Il pozzo dove Alfredino precipitò era profondo 80 metri e largo appena 28 centimetri, privo di qualsiasi segnalazione o protezione. Il bambino stava tornando a casa con il padre, attraversando i campi, quando cadde nel buco. Solo dopo l’incidente un uomo tentò di coprire l’apertura con una lamiera: un gesto tardivo e inutile, che segnò l’inizio di una serie di errori fatali.

Il primo tentativo di salvataggio fu disastroso. I vigili del fuoco calarono una sottile tavoletta di legno, sperando che Alfredino potesse afferrarla. Ma la tavoletta si incastrò a dieci metri di profondità, ostruendo il pozzo. «Quel legno divenne un tappo», ricordò Franca Rampi, madre del piccolo. Da quel momento, ogni tentativo di recupero diventò ancora più difficile.

Si decise quindi di scavare un pozzo parallelo, ma anche questa operazione fu condotta con gravi carenze. Senza consultare geologi o speleologi, il nuovo scavo fu realizzato troppo vicino all’originale, provocando vibrazioni che fecero scivolare Alfredino ancora più in basso, fino a 60 metri. In più, le macchine si scontrarono con strati di peperino, una roccia dura che rallentò notevolmente i lavori.

Un altro grave errore fu la mancata partecipazione degli speleologi, esperti in interventi in spazi ristretti. Nonostante la loro disponibilità, furono coinvolti solo in un secondo momento. «Servivano speleologi, non solo ingegneri», denunciò Franca Rampi. Gli sforzi di Angelo Licheri e Donato Caruso, volontari calati nel pozzo, restano tra le immagini più forti di quella tragedia.

Il caso di Vermicino fu anche il primo evento trasmesso in diretta continua dalla televisione italiana. L’impatto mediatico fu enorme, ma anche controverso. Migliaia di persone si radunarono sul luogo, creando confusione e ostacolando le operazioni. «La folla faceva cadere terra nel pozzo», raccontò ancora la madre di Alfredino, sottolineando quanto l’improvvisazione e la pressione mediatica abbiano aggravato la situazione.

Dopo tre giorni di agonia, Alfredino morì nel pozzo, senza che nessuno riuscisse a salvarlo. La tragedia scosse l’intera nazione. Il presidente della Repubblica Sandro Pertini, colpito dal dolore della famiglia, ricevette Franca Rampi e da quel colloquio nacque l’idea di un cambiamento radicale nella gestione delle emergenze.

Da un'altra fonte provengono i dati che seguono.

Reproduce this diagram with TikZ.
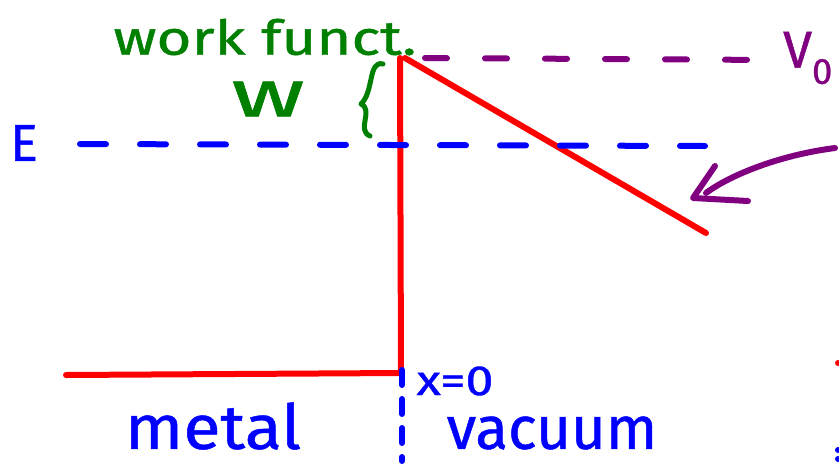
\documentclass[tikz,border=0pt]{standalone}
\usepackage{fontspec}
\setmainfont{Fira Sans}[UprightFeatures={FakeBold=0.8}]
\usetikzlibrary{arrows.meta}
\definecolor{penred}{RGB}{255,0,0}
\definecolor{penblue}{RGB}{0,0,255}
\definecolor{pengreen}{RGB}{0,128,0}
\definecolor{penpurple}{RGB}{128,0,128}
\tikzset{
  pen/.style={line width=6pt, line cap=round, line join=round},
  redpen/.style={pen, penred},
  bluedash/.style={pen, penblue, dash pattern=on 26pt off 34pt},
  purpledash/.style={pen, penpurple, dash pattern=on 22pt off 38pt},
  vdash/.style={pen, penblue, dash pattern=on 15pt off 14pt},
  label/.style={inner sep=0pt},
}
\newcommand{\fsz}[1]{\fontsize{#1}{#1}\selectfont}
\begin{document}
\begin{tikzpicture}[x=1pt,y=-1pt]
\useasboundingbox (0,0) rectangle (839,467);
% potential profile
\coordinate (m0) at (66,375);
\coordinate (m1) at (401,373);
\coordinate (top) at (400,58);
\coordinate (s0) at (405,58);
\coordinate (s1) at (706,233);
\draw[redpen] (m0) -- (m1) -- (top);
\draw[redpen] (s0) -- (s1);
% E level
\node[label, text=penblue, font=\fsz{52}] (E) at (24,143) {E};
\coordinate (e0) at (80,144);
\coordinate (e1) at (705,146);
\draw[bluedash] (e0) -- (e1);
% V0 level
\node[label, text=penpurple, font=\fsz{52}] (V) at (808,58) {V\textsubscript{0}};
\coordinate (v0) at (425,58);
\coordinate (v1) at (776,60);
\draw[purpledash] (v0) -- (v1);
% purple arrow
\coordinate (a0) at (835,148);
\coordinate (a1) at (706,193);
\coordinate (h0) at (715,166);
\coordinate (h1) at (693,198);
\coordinate (h2) at (748,201);
\draw[pen, penpurple] (a0) .. controls (780,155) and (730,175) .. (a1);
\draw[pen, penpurple] (h0) -- (h1) -- (h2);
% work function
\node[label, text=pengreen, font=\fsz{48}, xscale=1.25] (wf) at (265,37) {work funct.};
\node[label, text=pengreen, font=\fsz{66}, xscale=1.55] (W) at (268,99) {w};
\coordinate (b0) at (383,64);
\coordinate (b1) at (361,104);
\coordinate (b2) at (370,136);
\draw[pen, pengreen, line width=5pt] (b0) .. controls (368,60) and (374,92) .. (b1)
  .. controls (374,110) and (356,130) .. (b2);
% x=0 line
\coordinate (x0) at (402,370);
\coordinate (x1) at (402,461);
\draw[vdash] (x0) -- (x1);
\node[label, text=penblue, font=\fsz{42}, xscale=1.2] (x) at (455,381) {x=0};
\node[label, text=penblue, font=\fsz{62}, xscale=1.1] (metal) at (213,426) {metal};
\node[label, text=penblue, font=\fsz{60}] (vac) at (552,433) {vacuum};
% edge marks
\fill[penred] (838,363) circle (3pt);
\fill[penblue] (838,450) circle (3pt);
\fill[penblue] (838,459) circle (3pt);
\end{tikzpicture}
\end{document}
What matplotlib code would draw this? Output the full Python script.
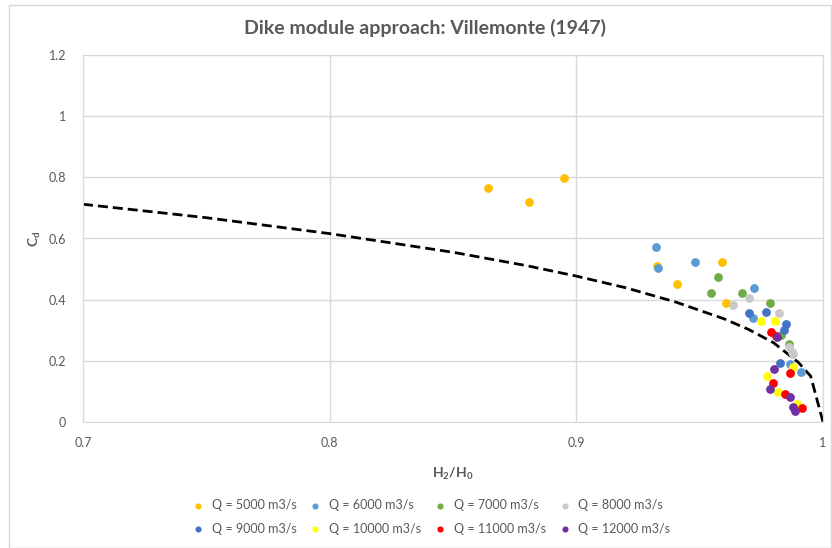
import matplotlib
matplotlib.use("Agg")
import matplotlib.pyplot as plt
from matplotlib.patches import Rectangle

plt.rcParams['font.family'] = ['Lato', 'DejaVu Sans']
plt.rcParams['mathtext.fontset'] = 'custom'
plt.rcParams['mathtext.rm'] = 'Lato'
plt.rcParams['mathtext.bf'] = 'Lato:bold'

# Villemonte curve
curve_x = [0.70, 0.75, 0.80, 0.85, 0.88, 0.90, 0.92, 0.94, 0.96, 0.97, 0.98, 0.99, 0.995, 1.0]
curve_y = [0.712, 0.668, 0.616, 0.555, 0.511, 0.477, 0.439, 0.393, 0.337, 0.302, 0.259, 0.195, 0.15, 0.0]

labels = ["Q = 5000 m3/s", "Q = 6000 m3/s", "Q = 7000 m3/s", "Q = 8000 m3/s",
          "Q = 9000 m3/s", "Q = 10000 m3/s", "Q = 11000 m3/s", "Q = 12000 m3/s"]
colors = ["#FFC000", "#5B9BD5", "#70AD47", "#C9C9C9",
          "#4472C4", "#FFFF00", "#FF0000", "#7030A0"]

q5000_x = [0.864, 0.881, 0.895, 0.9325, 0.959, 0.941, 0.9606]
q5000_y = [0.766, 0.719, 0.798, 0.510, 0.523, 0.451, 0.388]
q6000_x = [0.9323, 0.9333, 0.948, 0.972, 0.9717, 0.9866, 0.991]
q6000_y = [0.573, 0.503, 0.523, 0.439, 0.339, 0.190, 0.165]
q7000_x = [0.9575, 0.9544, 0.967, 0.9785, 0.983, 0.9863]
q7000_y = [0.475, 0.421, 0.421, 0.388, 0.284, 0.255]
q8000_x = [0.9636, 0.970, 0.982, 0.9863, 0.9873, 0.988]
q8000_y = [0.383, 0.404, 0.357, 0.244, 0.230, 0.222]
q9000_x = [0.970, 0.9767, 0.985, 0.9843, 0.9825]
q9000_y = [0.355, 0.361, 0.320, 0.301, 0.192]
q10000_x = [0.9748, 0.9805, 0.9877, 0.9774, 0.9818, 0.9895]
q10000_y = [0.330, 0.331, 0.181, 0.150, 0.099, 0.059]
q11000_x = [0.9788, 0.981, 0.9866, 0.9796, 0.9846, 0.9913]
q11000_y = [0.295, 0.281, 0.159, 0.129, 0.092, 0.045]
q12000_x = [0.9815, 0.9801, 0.9785, 0.9868, 0.9879, 0.9886]
q12000_y = [0.277, 0.172, 0.107, 0.083, 0.050, 0.036]

series = [(q5000_x, q5000_y), (q6000_x, q6000_y), (q7000_x, q7000_y), (q8000_x, q8000_y),
          (q9000_x, q9000_y), (q10000_x, q10000_y), (q11000_x, q11000_y), (q12000_x, q12000_y)]

txt = "#595959"
grid = "#d9d9d9"

fig = plt.figure(figsize=(8.32, 5.48), dpi=100)
fig.patches.append(Rectangle((9/832, 0.0), 822/832, 543/548, transform=fig.transFigure,
                             fill=False, edgecolor=grid, linewidth=1))
ax = fig.add_axes([83/832, 126/548, 740/832, 367/548])

ax.plot(curve_x, curve_y, color="black", lw=2, linestyle=(0, (3.6, 1.8)), zorder=2)

handles = []
for (xs, ys), c, lab in zip(series, colors, labels):
    h = ax.scatter(xs, ys, s=40, color=c, label=lab, zorder=3, linewidths=0)
    handles.append(h)

ax.set_xlim(0.7, 1.0)
ax.set_ylim(0, 1.2)
ax.set_xticks([0.7, 0.8, 0.9, 1.0])
ax.set_xticklabels(["0.7", "0.8", "0.9", "1"])
ax.set_yticks([0, 0.2, 0.4, 0.6, 0.8, 1.0, 1.2])
ax.set_yticklabels(["0", "0.2", "0.4", "0.6", "0.8", "1", "1.2"])
ax.tick_params(length=0, labelsize=9, labelcolor=txt)
ax.tick_params(axis="x", pad=11)
ax.tick_params(axis="y", pad=12)
ax.grid(True, color=grid, lw=1)
ax.set_axisbelow(True)
for s in ax.spines.values():
    s.set_color(grid)

ax.set_xlabel(r"$\mathbf{H_2/H_0}$", fontsize=10, color=txt, labelpad=12)
ax.set_ylabel(r"$\mathbf{C_d}$", fontsize=10, color=txt, labelpad=4)
fig.text(425/832, 1 - 28/548, "Dike module approach: Villemonte (1947)",
         ha="center", va="center", fontsize=14, color=txt, fontweight="bold")

# matplotlib fills legend columns first, so reorder to get row-wise order
order = [0, 4, 1, 5, 2, 6, 3, 7]
fig.legend([handles[i] for i in order], [labels[i] for i in order],
           loc="center", bbox_to_anchor=(428/832, 1 - 517/548), ncol=4, frameon=False,
           fontsize=9, labelcolor=txt, handletextpad=0.1, columnspacing=0.5,
           markerscale=0.7, borderpad=0, labelspacing=0.9)

fig.savefig("out.png", dpi=100)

Da quell’esperienza devastante prese forma la Protezione Civile, con l’obiettivo di garantire interventi più rapidi, coordinati e professionali. Alfredino non fu dimenticato: la sua storia resta un monito e un punto di svolta nella coscienza collettiva del Paese. Una tragedia che ha lasciato ferite, ma anche insegnamenti che continuano a salvare vite.